Unsupervised and semi-supervised methods will be used to identify particular plankton species. There are an estimated 70,000 unknown plankton species in the ocean today. Explainability will be used to tell the difference between different species.

Specific challenges listed in the proposal paper include the creation of models that incorporate complex knowledge about plankton into ocean-climate models and the development of “a metabolic model including the main microbial oceanic compartments and couple it with physics,” as well as computer vision for identifying plankton from satellite images. Satellite imagery is a traditional method researchers use to understand plankton populations.

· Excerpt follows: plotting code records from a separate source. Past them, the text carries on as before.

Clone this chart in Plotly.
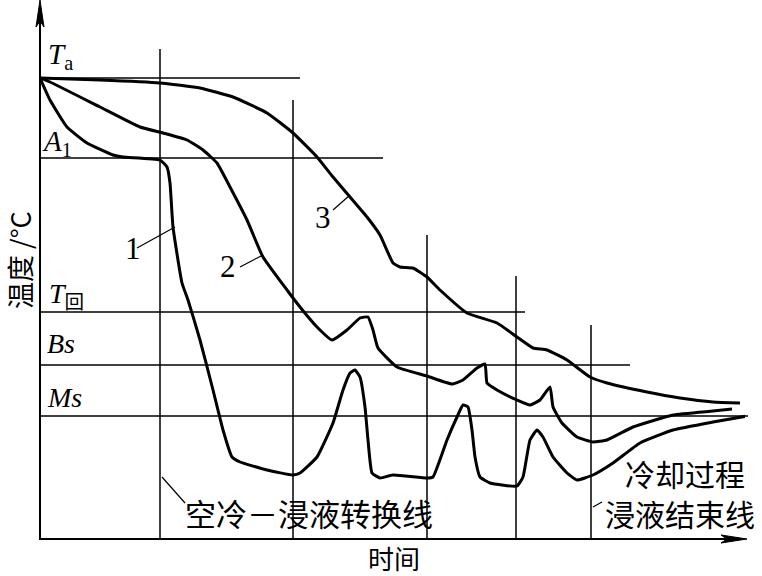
import plotly.graph_objects as go

# Pixel-derived schematic values (time units, temperature units); y = 540 - py, x = px - 40
c1_px = [(40,78),(50,100),(67,127),(87,143),(113,155),(123,157),(160,160),(167,167),(170,183),
         (173,227),(182,283),(188,300),(200,340),(213,390),(223,430),(232,457),(240,462),(267,470),
         (293,475),(300,473),(317,457),(333,423),(343,390),(350,373),(355,370),(360,377),(365,407),
         (368,440),(372,473),(380,478),(393,475),(427,478),(433,477),(447,440),(457,417),(463,405),
         (468,407),(472,430),(475,457),(480,477),(490,483),(517,486),(523,477),(530,440),(537,430),
         (543,437),(553,457),(567,473),(577,480),(593,475),(613,463),(640,443),(673,430),(713,422),(747,416)]
c2_px = [(40,78),(50,82),(100,107),(140,127),(163,133),(187,140),(203,150),(217,163),(230,187),
         (247,220),(263,257),(287,290),(300,307),(317,327),(332,340),(347,330),(360,318),(368,317),
         (373,330),(378,348),(397,367),(427,376),(452,384),(463,380),(477,368),(485,364),(487,383),
         (497,390),(517,400),(530,405),(540,400),(550,387),(553,407),(562,423),(577,437),(593,442),
         (607,440),(633,427),(673,415),(713,411),(732,409)]
c3_px = [(40,78),(100,80),(160,83),(200,88),(233,97),(267,113),(293,133),(317,157),(333,177),
         (350,197),(367,217),(380,235),(393,263),(400,267),(413,268),(427,277),(440,290),(467,313),
         (497,323),(517,337),(533,348),(547,350),(567,360),(590,377),(607,383),(647,392),(680,398),
         (713,402),(740,403)]

def conv(pts):
    return [p[0]-40 for p in pts], [540-p[1] for p in pts]

c1_t, c1_T = conv(c1_px)
c2_t, c2_T = conv(c2_px)
c3_t, c3_T = conv(c3_px)

# Horizontal reference levels: name, temperature, end time
h_names = ["Ta", "A1", "T回", "Bs", "Ms"]
h_levels = [462, 382, 228, 175, 124]
h_ends = [260, 343, 485, 590, 708]
# Vertical time lines: time, top temperature
v_times = [120, 253, 387, 476, 551]
v_tops = [491, 440, 305, 264, 215]

XW, YH = 705.0, 540.0
def px_(x):
    return x / XW
def py_(y):
    return y / YH

fig = go.Figure()
for t, T in [(c1_t, c1_T), (c2_t, c2_T), (c3_t, c3_T)]:
    fig.add_trace(go.Scatter(x=t, y=T, mode="lines", line=dict(color="black", width=3, shape="spline", smoothing=0.4),
                             showlegend=False, hoverinfo="skip", cliponaxis=False))

shapes = []
for lv, e in zip(h_levels, h_ends):
    shapes.append(dict(type="line", x0=0, x1=px_(e), y0=py_(lv), y1=py_(lv), xref="paper", yref="paper",
                       line=dict(color="black", width=1.5)))
for vt, top in zip(v_times, v_tops):
    shapes.append(dict(type="line", x0=px_(vt), x1=px_(vt), y0=0, y1=py_(top), xref="paper", yref="paper",
                       line=dict(color="black", width=1.5)))
# axes
shapes.append(dict(type="line", x0=0, x1=0, y0=0, y1=py_(520), xref="paper", yref="paper", line=dict(color="black", width=2)))
shapes.append(dict(type="line", x0=0, x1=px_(690), y0=py_(1), y1=py_(1), xref="paper", yref="paper", line=dict(color="black", width=2)))
# arrowheads
def path(pts):
    return "M " + " L ".join(f"{px_(a):.5f} {py_(b):.5f}" for a, b in pts) + " Z"
shapes.append(dict(type="path", path=path([(0, 540), (-4, 513), (0, 519), (4, 513)]), xref="paper", yref="paper",
                   fillcolor="black", line=dict(color="black", width=1)))
shapes.append(dict(type="path", path=path([(707, 1), (681, -3), (687, 1), (681, 5)]), xref="paper", yref="paper",
                   fillcolor="black", line=dict(color="black", width=1)))
# leader lines for curve labels
leaders = [((137,248),(175,227)), ((240,267),(263,255)), ((333,210),(350,195)),
           ((162,477),(185,503)), ((593,507),(602,502))]
for (a, b) in leaders:
    shapes.append(dict(type="line", x0=px_(a[0]-40), x1=px_(b[0]-40), y0=py_(540-a[1]), y1=py_(540-b[1]),
                       xref="paper", yref="paper", line=dict(color="black", width=1.2)))
fig.update_layout(shapes=shapes)

ann = []
serif = "Liberation Serif"
cjk = "Noto Sans CJK SC"
def txt(x, y, s, size, font=serif, xanchor="left"):
    ann.append(dict(x=(x-40)/XW, y=(540-y)/YH, xref="paper", yref="paper", text=s, showarrow=False,
                    xanchor=xanchor, yanchor="middle", font=dict(family=font, size=size, color="black")))

txt(46, 56, "<i>T</i><sub>a</sub>", 29)
txt(40, 143, "<i>A</i><sub>1</sub>", 29)
txt(47, 296, "<i>T</i><sub><span style='font-family:Noto Sans CJK SC'>回</span></sub>", 28)
txt(45, 343, "<i>Bs</i>", 28)
txt(45, 397, "<i>Ms</i>", 28)
txt(123, 248, "1", 31)
txt(218, 266, "2", 31)
txt(313, 217, "3", 31)
txt(183, 512, "空冷－浸液转换线", 31, cjk)
txt(623, 473, "冷却过程", 30, cjk)
txt(603, 513, "浸液结束线", 30, cjk)
txt(394, 557, "时间", 26, cjk, xanchor="center")
fig.update_layout(annotations=ann)
fig.add_annotation(x=(19-40)/XW, y=(540-260)/YH, xref="paper", yref="paper", text="温度 /°C", textangle=-90,
                   showarrow=False, font=dict(family=cjk, size=27, color="black"), xanchor="center", yanchor="middle")

fig.update_layout(width=762, height=576, margin=dict(l=40, r=17, t=0, b=36),
                  plot_bgcolor="white", paper_bgcolor="white",
                  xaxis=dict(range=[0, 705], visible=False, fixedrange=True),
                  yaxis=dict(range=[0, 540], visible=False, fixedrange=True))
fig.write_html("out.html", post_script="document.body.style.margin='0px';", config={"displayModeBar": False})
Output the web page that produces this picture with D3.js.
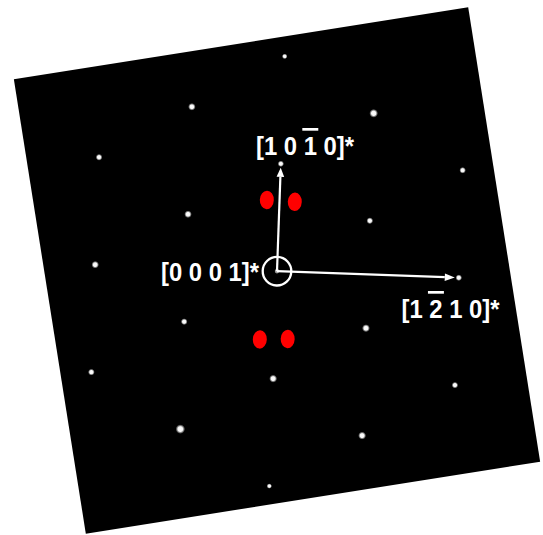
<!DOCTYPE html>
<html><head><meta charset="utf-8">
<script src="https://cdn.jsdelivr.net/npm/d3@7"></script>
<style>html,body{margin:0;padding:0;background:#fff;}svg{display:block;}</style>
</head><body>
<script>
// Reciprocal-lattice spots: u along [1 -2 1 0]*, v along [1 0 -1 0]*, with spot size
const spotU =    [0,   -0.5, 0.5, -1,  0,   1,  -0.5, 0.5, -1,  1,   -0.5, 0.5, -1,  0,   1,  -0.5, 0.5, 0];
const spotV =    [2,    1.5, 1.5,  1,  1,   1,   0.5, 0.5,  0,  0,   -0.5,-0.5, -1, -1,  -1, -1.5,-1.5, -2];
const spotSize = [2.8,  3.8, 4.4, 3.4, 3.2, 3.3, 3.8, 3.4, 3.8, 3.3, 3.4, 4.0, 3.4, 4.0, 3.3, 4.8, 4.0, 2.7];
// transmitted beam
const beamU = [0], beamV = [0];
// marked (red) extra reflections
const redU = [-0.070, 0.084, -0.081, 0.072];
const redV = [0.659, 0.651, -0.640, -0.627];
// direction labels
const labels = ["[1 0 1 0]*", "[0 0 0 1]*", "[1 2 1 0]*"];
const barIndex = [5, -1, 3];  // character carrying an overbar

const W = 543, H = 535;
const svg = d3.select("body").append("svg").attr("width", W).attr("height", H);
svg.append("rect").attr("width", W).attr("height", H).attr("fill", "#fff");

const defs = svg.append("defs");
const grad = defs.append("radialGradient").attr("id", "spot");
grad.append("stop").attr("offset", "0%").attr("stop-color", "#fff").attr("stop-opacity", 1);
grad.append("stop").attr("offset", "50%").attr("stop-color", "#f4f4f4").attr("stop-opacity", 1);
grad.append("stop").attr("offset", "100%").attr("stop-color", "#ccc").attr("stop-opacity", 0);

// detector frame (rotated square)
const cx = 277, cy = 271.2;
svg.append("g").attr("transform", `translate(${cx},${cy - 0.7}) rotate(-9)`)
  .append("rect").attr("x", -230).attr("y", -230).attr("width", 460).attr("height", 460).attr("fill", "#000");

// pattern group, slightly rotated lattice
const g = svg.append("g").attr("transform", `translate(${cx},${cy}) rotate(2.05)`);
const x = d3.scaleLinear().domain([-1, 1]).range([-181.9, 181.9]);
const y = d3.scaleLinear().domain([-1, 1]).range([107.5, -107.5]);

g.selectAll("circle.spot").data(spotU.map((u, i) => ({u, v: spotV[i], r: spotSize[i]})))
  .join("circle").attr("class", "spot")
  .attr("cx", d => x(d.u)).attr("cy", d => y(d.v)).attr("r", d => d.r)
  .attr("fill", "url(#spot)");

g.selectAll("circle.beam").data(beamU.map((u, i) => ({u, v: beamV[i]})))
  .join("circle").attr("class", "beam")
  .attr("cx", d => x(d.u)).attr("cy", d => y(d.v)).attr("r", 2.2).attr("fill", "#9a9a9a");

g.selectAll("ellipse.red").data(redU.map((u, i) => ({u, v: redV[i]})))
  .join("ellipse").attr("class", "red")
  .attr("cx", d => x(d.u)).attr("cy", d => y(d.v)).attr("rx", 7).attr("ry", 9.2)
  .attr("fill", "#ff0000");

// circle around transmitted beam
g.append("circle").attr("cx", x(0)).attr("cy", y(0)).attr("r", 14.3)
  .attr("fill", "none").attr("stroke", "#fff").attr("stroke-width", 2.3);

// arrows
function arrow(x1, y1, x2, y2, len, half) {
  const ang = Math.atan2(y2 - y1, x2 - x1);
  const bx = x2 - len * Math.cos(ang), by = y2 - len * Math.sin(ang);
  g.append("line").attr("x1", x1).attr("y1", y1).attr("x2", bx).attr("y2", by)
    .attr("stroke", "#fff").attr("stroke-width", 2.2);
  const px = -Math.sin(ang) * half, py = Math.cos(ang) * half;
  g.append("path").attr("d", `M${x2},${y2}L${bx + px},${by + py}L${bx - px},${by - py}Z`).attr("fill", "#fff");
}
arrow(x(0), y(0), x(0), y(0.962), 9, 3.8);
arrow(x(0), y(0), x(0.978), y(0), 10, 3.8);

// labels (unrotated), slightly condensed bold sans
const sx = 0.9;
const labelPos = [[305, 154.5, "middle"], [259, 280.5, "end"], [450.5, 317.5, "middle"]];
labels.forEach((t, i) => {
  const lg = svg.append("g").attr("transform", `translate(${labelPos[i][0]},${labelPos[i][1]}) scale(${sx},1)`);
  const txt = lg.append("text").attr("x", 0).attr("y", 0)
    .attr("text-anchor", labelPos[i][2])
    .attr("font-family", "'Liberation Sans', Arial, sans-serif").attr("font-weight", "bold")
    .attr("font-size", 26.5).attr("fill", "#fff").text(t);
  if (barIndex[i] >= 0) {
    const e = txt.node().getExtentOfChar(barIndex[i]);
    lg.append("rect").attr("x", e.x - 1.5).attr("y", -26.5)
      .attr("width", e.width + 3).attr("height", 2.7).attr("fill", "#fff");
  }
});
</script>
</body></html>
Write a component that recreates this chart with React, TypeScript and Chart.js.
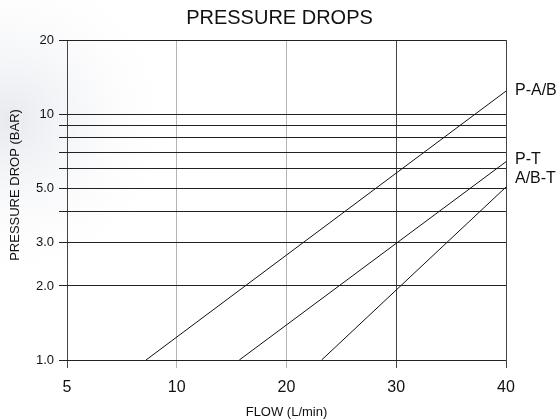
import React, { useEffect, useRef } from 'react';
import { Chart, registerables } from 'chart.js';

Chart.register(...registerables);

const seriesNames = ['P-A/B', 'P-T', 'A/B-T'];
const pabFlow = [7.2, 40];
const pabDrop = [1, 12.4];
const ptFlow = [15.7, 40];
const ptDrop = [1, 6.4];
const abtFlow = [23.2, 40];
const abtDrop = [1, 5.05];
const xTicks = [0, 10, 20, 30, 40];
const xTickLabels = ['5', '10', '20', '30', '40'];
const yTicks = [1, 2, 3, 4, 5, 6, 7, 8, 9, 10, 20];
const yTickLabels = ['1.0', '2.0', '3.0', '', '5.0', '', '', '', '', '10', '20'];
const yAxisTitle = 'PRESSURE DROP (BAR)';
const labelDy = [0, -2, -8];

const FONT = '"Liberation Sans", Arial, Helvetica, sans-serif';

const toPts = (xs: number[], ys: number[]) => xs.map((x, i) => ({ x, y: ys[i] }));

const endLabels = {
  id: 'endLabels',
  afterDatasetsDraw(chart: any) {
    const ctx = chart.ctx;
    ctx.save();
    ctx.font = `16px ${FONT}`;
    ctx.fillStyle = '#111';
    ctx.textBaseline = 'middle';
    ctx.textAlign = 'left';
    chart.data.datasets.forEach((ds: any, i: number) => {
      const meta = chart.getDatasetMeta(i);
      const pt = meta.data[meta.data.length - 1];
      if (pt) ctx.fillText(ds.label, pt.x + 9, pt.y + labelDy[i]);
    });
    // y axis title
    const area = chart.chartArea;
    ctx.font = `13px ${FONT}`;
    ctx.textAlign = 'center';
    ctx.translate(15.5, (area.top + area.bottom) / 2 - 15);
    ctx.rotate(-Math.PI / 2);
    ctx.fillText(yAxisTitle, 0, 0);
    ctx.restore();
  },
};

const bgPlugin = {
  id: 'bg',
  beforeDraw(chart: any) {
    const ctx = chart.ctx;
    ctx.save();
    ctx.fillStyle = '#ffffff';
    ctx.fillRect(0, 0, chart.width, chart.height);
    const g = ctx.createRadialGradient(10, 120, 0, 10, 120, 170);
    g.addColorStop(0, 'rgba(225,228,235,0.8)');
    g.addColorStop(1, 'rgba(255,255,255,0)');
    ctx.fillStyle = g;
    ctx.fillRect(0, 0, chart.width, chart.height);
    ctx.restore();
  },
};

export default function App() {
  const ref = useRef<HTMLCanvasElement | null>(null);
  useEffect(() => {
    if (!ref.current) return;
    Chart.defaults.font.family = FONT;
    const lineDs = (label: string, xs: number[], ys: number[]) => ({
      label,
      data: toPts(xs, ys),
      showLine: true,
      borderColor: '#111',
      borderWidth: 1,
      pointRadius: 0,
      fill: false,
      tension: 0,
    });
    const chart = new Chart(ref.current, {
      type: 'scatter',
      data: {
        datasets: [
          lineDs(seriesNames[0], pabFlow, pabDrop),
          lineDs(seriesNames[1], ptFlow, ptDrop),
          lineDs(seriesNames[2], abtFlow, abtDrop),
        ],
      },
      options: {
        responsive: false,
        animation: false,
        layout: { padding: 0 },
        plugins: {
          legend: { display: false },
          tooltip: { enabled: false },
          title: {
            display: true,
            text: 'PRESSURE DROPS',
            color: '#111',
            font: { size: 20, weight: 'normal', family: FONT },
            padding: { top: 6, bottom: 10 },
          },
        },
        scales: {
          x: {
            type: 'linear',
            min: 0,
            max: 40,
            afterBuildTicks: (s: any) => {
              s.ticks = xTicks.map((v) => ({ value: v }));
            },
            afterFit: (s: any) => {
              s.height = 60;
            },
            ticks: {
              autoSkip: false,
              maxRotation: 0,
              color: '#111',
              padding: 10,
              font: { size: 16, family: FONT },
              callback: (_v: any, i: number) => xTickLabels[i],
            },
            grid: {
              color: (c: any) => (c.tick && (c.tick.value === 10 || c.tick.value === 20) ? '#b4b4b4' : '#444'),
              lineWidth: 1,
              tickLength: 8,
            },
            border: { display: false },
            title: {
              display: true,
              text: 'FLOW (L/min)',
              color: '#111',
              font: { size: 13, family: FONT },
              padding: { top: 4, bottom: 0 },
            },
          },
          y: {
            type: 'logarithmic',
            min: 1,
            max: 20,
            afterBuildTicks: (s: any) => {
              s.ticks = yTicks.map((v) => ({ value: v }));
            },
            afterFit: (s: any) => {
              s.width = 67;
            },
            ticks: {
              autoSkip: false,
              color: '#111',
              padding: 5,
              font: { size: 13, family: FONT },
              callback: (_v: any, i: number) => yTickLabels[i],
            },
            grid: {
              color: '#222',
              lineWidth: 1,
              tickLength: 8,
            },
            border: { display: false },
            title: { display: false },
          },
          y2: {
            type: 'linear',
            position: 'right',
            display: true,
            afterFit: (s: any) => {
              s.width = 53;
            },
            ticks: { display: false },
            grid: { display: false },
            border: { display: false },
          },
        },
      } as any,
      plugins: [bgPlugin, endLabels],
    });
    return () => chart.destroy();
  }, []);
  return (
    <div style={{ position: 'absolute', left: 0, top: 0, width: 559, height: 420 }}>
      <canvas ref={ref} width={559} height={420} />
    </div>
  );
}
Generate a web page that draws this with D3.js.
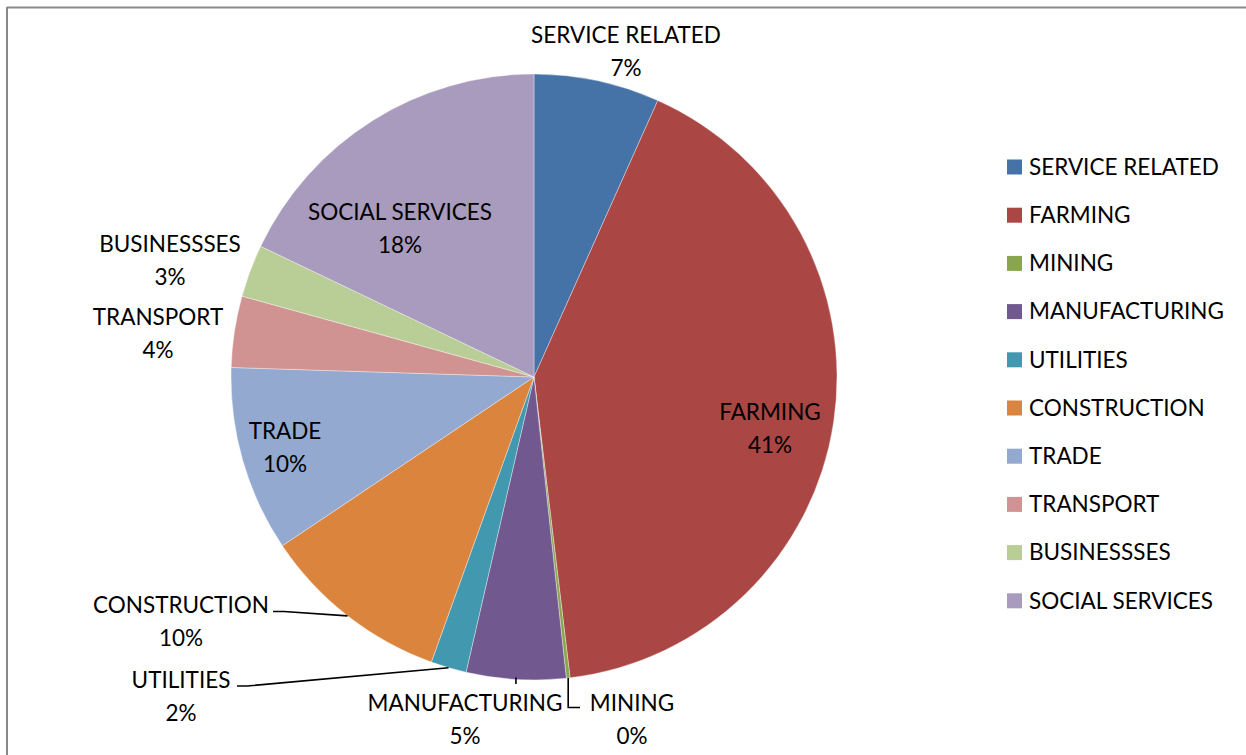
<!DOCTYPE html>
<html>
<head>
<meta charset="utf-8">
<script src="https://cdn.jsdelivr.net/npm/d3@7"></script>
<style>
  html, body { margin: 0; padding: 0; background: #fff; }
  svg { display: block; }
  text { font-family: Lato, "Open Sans", sans-serif; fill: #000; }
</style>
</head>
<body>
<svg id="chart" width="1246" height="755"></svg>
<script>
// Employment share by sector (percent)
const sectors = ["SERVICE RELATED", "FARMING", "MINING", "MANUFACTURING", "UTILITIES",
                 "CONSTRUCTION", "TRADE", "TRANSPORT", "BUSINESSSES", "SOCIAL SERVICES"];
const shares = [6.7, 41.4, 0.2, 5.3, 1.9, 10.1, 9.9, 3.8, 2.8, 17.9];
const sliceColors = ["#4572A7", "#AA4643", "#89A54E", "#71588F", "#4198AF",
                     "#DB843D", "#93A9CF", "#D19392", "#B9CD96", "#A99BBD"];

// Label anchor points (centre of the two-line label) for each slice
const labelPos = [
  [626, 35], [770, 412], [632, 703], [465, 703], [181, 680],
  [181, 605], [285, 431], [158, 317], [170, 244], [400, 212]
];

const W = 1246, H = 755;
const cx = 534, cy = 377, R = 303;
const fontSize = 22.5, lineGap = 33;

const svg = d3.select("#chart");

// chart frame (top and left edges visible)
svg.append("line").attr("x1", 7).attr("y1", 7.5).attr("x2", W).attr("y2", 7.5)
  .attr("stroke", "#898989").attr("stroke-width", 2);
svg.append("line").attr("x1", 7).attr("y1", 7).attr("x2", 7).attr("y2", H)
  .attr("stroke", "#898989").attr("stroke-width", 2);

const data = sectors.map((name, i) => ({ name, value: shares[i], color: sliceColors[i], i }));

const pie = d3.pie().value(d => d.value).sort(null);
const arc = d3.arc().innerRadius(0).outerRadius(R);
const arcs = pie(data);

const g = svg.append("g").attr("transform", `translate(${cx},${cy})`);
g.selectAll("path.slice").data(arcs).join("path")
  .attr("class", "slice")
  .attr("d", arc)
  .attr("fill", d => d.data.color)
  .attr("stroke", "#fff")
  .attr("stroke-width", 0.6)
  .attr("stroke-opacity", 0.6);

// leader lines for the small bottom slices
const edge = (d, frac) => {
  const a = d.startAngle + (d.endAngle - d.startAngle) * frac;
  return [cx + R * Math.sin(a), cy - R * Math.cos(a)];
};
const leaders = {
  2: d => { const p = edge(d, 0.5); return [p, [p[0], 707.5], [580, 707.5]]; },
  3: d => { const p = edge(d, 0.5); return [[p[0], p[1] - 2], [p[0], 684]]; },
  4: d => { const p = edge(d, 0.5); return [p, [247, 686], [237, 686]]; },
  5: d => { const p = edge(d, 0.5); return [p, [284, 611.5], [273, 611.5]]; }
};
const line = d3.line();
arcs.forEach(d => {
  const f = leaders[d.data.i];
  if (f) {
    svg.append("path").attr("d", line(f(d)))
      .attr("fill", "none").attr("stroke", "#000").attr("stroke-width", 1.6);
  }
});

// slice labels: name and rounded percent
const fmt = d3.format(".0%");
const labels = svg.append("g").selectAll("text").data(arcs).join("text")
  .attr("text-anchor", "middle")
  .attr("font-size", fontSize)
  .attr("x", d => labelPos[d.data.i][0])
  .attr("y", d => labelPos[d.data.i][1]);
labels.append("tspan")
  .attr("x", d => labelPos[d.data.i][0])
  .attr("dy", "0.35em")
  .text(d => d.data.name);
labels.append("tspan")
  .attr("x", d => labelPos[d.data.i][0])
  .attr("dy", lineGap)
  .text(d => fmt(d.data.value / 100));

// legend
const legend = svg.append("g").attr("transform", "translate(1007,167)");
const rowStep = 48.2;
const items = legend.selectAll("g").data(data).join("g")
  .attr("transform", (d, i) => `translate(0,${i * rowStep})`);
items.append("rect").attr("x", 0).attr("y", -7.5).attr("width", 15).attr("height", 15)
  .attr("fill", d => d.color);
items.append("text").attr("x", 22).attr("dy", "0.35em")
  .attr("font-size", fontSize).text(d => d.name);
</script>
</body>
</html>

At the previous Tackling Climate Change workshop at NeurIPS, researchers like Google Brain cofounder Andrew Ng argued that making scientific progress toward solving climate change and progress toward machine learning grand challenges is a two-way street.

“I do think [for] the future of AI and ML, a great challenge is scientific discovery. Indeed, how to embed prior knowledge, scientific reasoning, and how to be able to deal with small data,” Institute for Computational Sustainability director Carla Gomes said during a panel discussion one year ago.

Last year at NeurIPS, Facebook chief AI scientist Yann LeCun talked about energy efficiency as another worthy challenge for AI researchers.

Above: Tara sampling method

Data to study plankton species will come courtesy of Tara Océans Foundation, which has undertaken 11 expeditions since 2005. The 12th Tara Océans expedition will focus on the study of the ocean ecosystem. It begins this month and continues through July 2022. The expedition will travel along the coast of Africa, Europe, and South America. Along the way, participants will collect samples at depths ranging from the surface of the sea to 1,000 meters deep.

More than 35 scientific institutions from the University of Sao Paolo in Brazil to the University of Cape Town in South Africa will participate in the study of samples and data collected by Tara Océans. An upcoming leg of the expedition will go through the Patagonia region of Chile.